From its very inception, Penn South has operated as a limited-equity cooperative. It is owned and operated exclusively for the benefit of the member-shareholders, who are the occupants of the apartments. Each member has an equity investment in proportion to the size of the unit he/she occupies. Each apartment constitutes one unit with one vote, irrespective of the size of the apartment or number of shareholders who reside there. The principle of "one unit-one vote" distinguishes cooperatives from other corporations and safeguards the democratic control of the organization.

The City of New York has helped to keep Penn South affordable from the very beginning. In 1961, the City granted our development a twenty-year abatement of real estate taxes and in 1981 extended that abatement an additional five years through 1986.

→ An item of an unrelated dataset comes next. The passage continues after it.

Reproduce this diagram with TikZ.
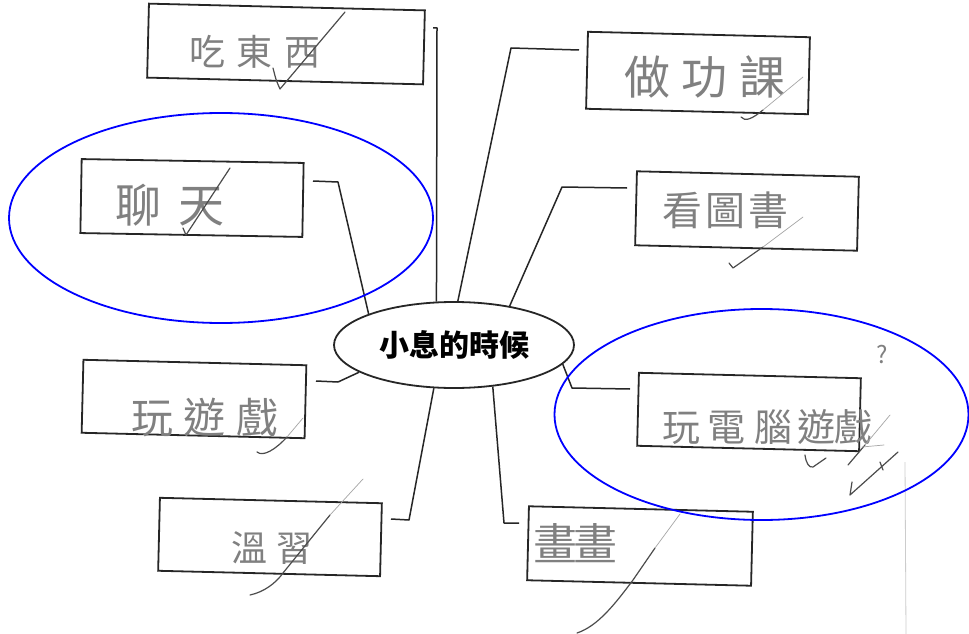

In 1986, when the abatement of real estate taxes was to expire, Penn South took a historic vote to decide its future. Seventy-six percent of cooperators came out to vote, with 68 percent of those who voted choosing a 25-year phase-in of real estate taxes; 27 percent voted for a 10-year phase-in of taxes; only 5 percent voted to do away with the tax abatement altogether and allow the development to go private.

The New York City Board of Estimate approved the 25-year option within 60 days.This historic decision allowed us to keep our carrying charges well below market rates and preserve the limited-equity character of the cooperative for the future generation.

In 2001, the cooperative was faced with another serious challenge. Between 1987 and 2000, our original assessed value increased from $59.3 million to $95.6 million, an increase of nearly 60 percent. This sharp increase, which was not anticipated in our agreement with the City in 1986, was based on the real estate boom in Chelsea. If we were to preserve the moderate-income character of the cooperative, and protect the 55 percent of residents with gross annual incomes under $40,000, something would have to be done.

Therefore, the Penn South Board, anticipating the upcoming problem, approached the City of New York in mid-1999 to seek tax relief once again. The solution worked out with the City called for changing Penn South's real estate taxes from an assessed value basis to "shelter rent," which is the tax system applicable to Mitchell Lama housing. This system isolates the development from rising neighborhood values and instead ties taxes to the co-op's income. The Contract Amendment with the City also extends the period during which Penn South must remain a limited-equity co-op for ten additional years, until 2022.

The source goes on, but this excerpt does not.